SHORT PROBLEM: Working from the top of the listing below, retype each line through the line containing "W, H = 1000, 514", both included, with no pictures.

DATA SECTION:
★ ★ ★ ★ ★

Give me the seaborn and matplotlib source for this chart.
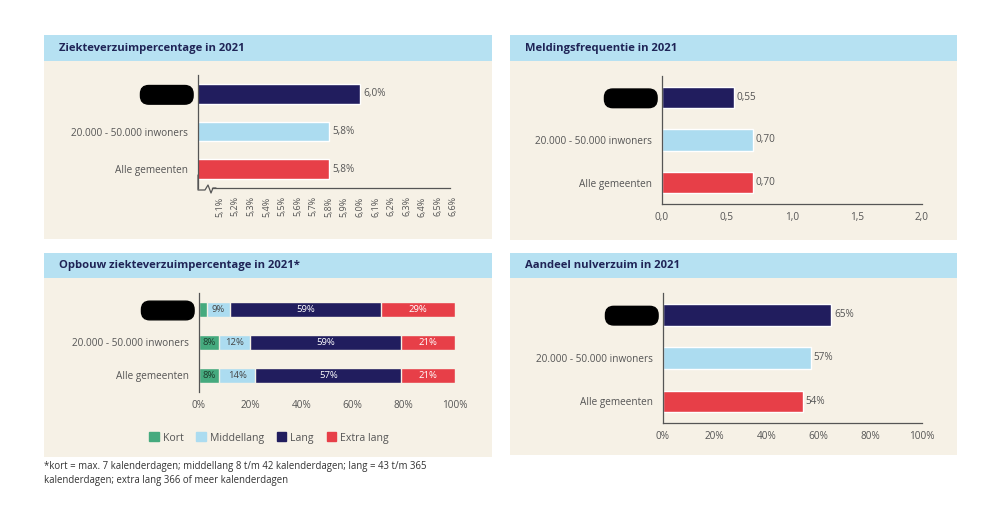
import numpy as np
import pandas as pd
import seaborn as sns
import matplotlib.pyplot as plt
from matplotlib.patches import Rectangle, Patch

# figure size in pixels
W, H = 1000, 514

categories = ["Gemeente", "20.000 - 50.000 inwoners", "Alle gemeenten"]

# Ziekteverzuimpercentage in 2021
verzuim_pct = [6.0, 5.8, 5.8]
verzuim_ticks = [5.1, 5.2, 5.3, 5.4, 5.5, 5.6, 5.7, 5.8, 5.9, 6.0, 6.1, 6.2, 6.3, 6.4, 6.5, 6.6]
verzuim_ticklabels = ["5,1%", "5,2%", "5,3%", "5,4%", "5,5%", "5,6%", "5,7%", "5,8%",
                      "5,9%", "6,0%", "6,1%", "6,2%", "6,3%", "6,4%", "6,5%", "6,6%"]

# Meldingsfrequentie in 2021
melding_freq = [0.55, 0.70, 0.70]
melding_ticks = [0.0, 0.5, 1.0, 1.5, 2.0]
melding_ticklabels = ["0,0", "0,5", "1,0", "1,5", "2,0"]

# Aandeel nulverzuim in 2021
nulverzuim_pct = [65, 57, 54]
pct_ticks = [0, 20, 40, 60, 80, 100]
pct_ticklabels = ["0%", "20%", "40%", "60%", "80%", "100%"]

# Opbouw ziekteverzuimpercentage in 2021
duur_labels = ["Kort", "Middellang", "Lang", "Extra lang"]
kort = [3, 8, 8]
middellang = [9, 12, 14]
lang = [59, 59, 57]
extra_lang = [29, 21, 21]

footnote = ("*kort = max. 7 kalenderdagen; middellang 8 t/m 42 kalenderdagen; lang = 43 t/m 365\n"
            "kalenderdagen; extra lang 366 of meer kalenderdagen")

NAVY = "#211d5e"
LIGHT = "#acdcf0"
RED = "#e73f48"
GREEN = "#45aa7e"
HEADER = "#b6e1f2"
BODY = "#f6f1e6"
TITLE = "#1f2456"
GREY = "#555555"
bar_colors = [NAVY, LIGHT, RED]
duur_colors = [GREEN, LIGHT, NAVY, RED]
duur_text = ["#1d3b2c", "#444444", "white", "white"]

sns.set_theme(style="white")
plt.rcParams['font.family'] = ['Open Sans', 'DejaVu Sans']

fig = plt.figure(figsize=(W / 100, H / 100), dpi=100)
fig.patch.set_facecolor("white")


def panel(l, t, r, b, title, head=26):
    fig.patches.append(Rectangle((l / W, 1 - b / H), (r - l) / W, (b - t) / H,
                                 transform=fig.transFigure, fc=BODY, ec="none", zorder=-2))
    fig.patches.append(Rectangle((l / W, 1 - (t + head) / H), (r - l) / W, head / H,
                                 transform=fig.transFigure, fc=HEADER, ec="none", zorder=-1))
    fig.text((l + 15) / W, 1 - (t + head / 2) / H, title, ha="left", va="center",
             fontsize=8.1, weight="bold", color=TITLE)


def px_axes(l, t, r, b):
    ax = fig.add_axes([l / W, 1 - b / H, (r - l) / W, (b - t) / H])
    ax.set_facecolor("none")
    return ax


def style_axes(ax):
    sns.despine(ax=ax)
    for s in ["left", "bottom"]:
        ax.spines[s].set_color(GREY)
        ax.spines[s].set_linewidth(0.9)
    ax.set_xlabel("")
    ax.set_ylabel("")
    ax.tick_params(axis="y", length=0, pad=7, labelsize=7.2, labelcolor=GREY)
    ax.tick_params(axis="x", length=0, labelsize=7.2, labelcolor=GREY)
    ax.set_ylim(2.5, -0.5)
    # the municipality name is blacked out in the source
    lbl = ax.get_yticklabels()[0]
    lbl.set_color("black")
    lbl.set_fontsize(6.3)
    lbl.set_bbox(dict(boxstyle="round,pad=0.55,rounding_size=0.95", fc="black", ec="black"))


def simple_bars(ax, values, width):
    sns.barplot(x=values, y=categories, hue=categories, palette=bar_colors, legend=False,
                saturation=1, width=width, orient="h", ax=ax)
    style_axes(ax)


panel(44, 35, 492, 239, "Ziekteverzuimpercentage in 2021")
panel(510, 35, 957, 240, "Meldingsfrequentie in 2021")
panel(44, 253, 492, 457, "Opbouw ziekteverzuimpercentage in 2021*", head=25)
panel(510, 253, 957, 455, "Aandeel nulverzuim in 2021", head=25)

# --- top left
ax1 = px_axes(198, 75, 455, 188)
simple_bars(ax1, verzuim_pct, 0.52)
ax1.set_xlim(4.96, 6.61)
ax1.spines["bottom"].set_bounds(5.05, 6.575)
ax1.set_xticks(verzuim_ticks)
ax1.set_xticklabels(verzuim_ticklabels, rotation=90, fontsize=6.5)
ax1.tick_params(axis="x", pad=6)
for i, v in enumerate(verzuim_pct):
    ax1.text(v + 0.02, i, f"{v:.1f}%".replace(".", ","), va="center", ha="left",
             fontsize=7.2, color=GREY)
# axis break mark
zx = np.array([198, 198, 205, 208, 211, 213, 216])
zy = np.array([175, 190, 190, 185, 193, 188, 188])
ax1.plot((zx - 198) / 257, (188 - zy) / 113, transform=ax1.transAxes, color=GREY,
         lw=0.9, clip_on=False)

# --- top right
ax2 = px_axes(662, 76, 922, 204)
simple_bars(ax2, melding_freq, 0.5)
ax2.set_xlim(0, 2.0)
ax2.set_xticks(melding_ticks)
ax2.set_xticklabels(melding_ticklabels)
ax2.tick_params(axis="x", pad=6)
for i, v in enumerate(melding_freq):
    ax2.text(v + 0.02, i, f"{v:.2f}".replace(".", ","), va="center", ha="left",
             fontsize=7.2, color=GREY)

# --- bottom right
ax4 = px_axes(663, 293, 922, 423)
simple_bars(ax4, nulverzuim_pct, 0.5)
ax4.set_xlim(0, 100)
ax4.set_xticks(pct_ticks)
ax4.set_xticklabels(pct_ticklabels)
ax4.tick_params(axis="x", pad=6)
for i, v in enumerate(nulverzuim_pct):
    ax4.text(v + 1, i, f"{v}%", va="center", ha="left", fontsize=7.2, color=GREY)

# --- bottom left, stacked
ax3 = px_axes(199, 293, 455, 392)
stack = pd.DataFrame({"categorie": categories, "Kort": kort, "Middellang": middellang,
                      "Lang": lang, "Extra lang": extra_lang})
cum = stack[duur_labels].cumsum(axis=1)
for col, c in reversed(list(zip(duur_labels, duur_colors))):
    sns.barplot(x=cum[col], y=stack["categorie"], color=c, saturation=1, width=0.46,
                orient="h", edgecolor=BODY, linewidth=1, ax=ax3)
style_axes(ax3)
ax3.spines["bottom"].set_visible(False)
ax3.set_xlim(0, 100)
ax3.set_xticks(pct_ticks)
ax3.set_xticklabels(pct_ticklabels)
ax3.tick_params(axis="x", pad=6)
for col, tc in zip(duur_labels, duur_text):
    for i in range(len(categories)):
        v = stack[col][i]
        if v < 5:
            continue
        ax3.text(cum[col][i] - v / 2, i, f"{v}%", ha="center", va="center",
                 fontsize=6.8, color=tc)

handles = [Patch(color=c, label=l) for l, c in zip(duur_labels, duur_colors)]
fig.legend(handles=handles, loc="center", bbox_to_anchor=(0.269, 1 - 438 / H), ncol=4,
           frameon=False, fontsize=7.6, handlelength=0.9, handleheight=0.9,
           handletextpad=0.4, columnspacing=1.2, labelcolor=GREY)

fig.text(44 / W, 1 - 461 / H, footnote, ha="left", va="top", fontsize=6.9,
         color="#333333", linespacing=1.35)

fig.savefig("out.png", dpi=100, facecolor="white")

★ ★ ★ ★ ★

TASK ANSWER:
Give me the seaborn and matplotlib source for this chart.
import numpy as np
import pandas as pd
import seaborn as sns
import matplotlib.pyplot as plt
from matplotlib.patches import Rectangle, Patch

# figure size in pixels
W, H = 1000, 514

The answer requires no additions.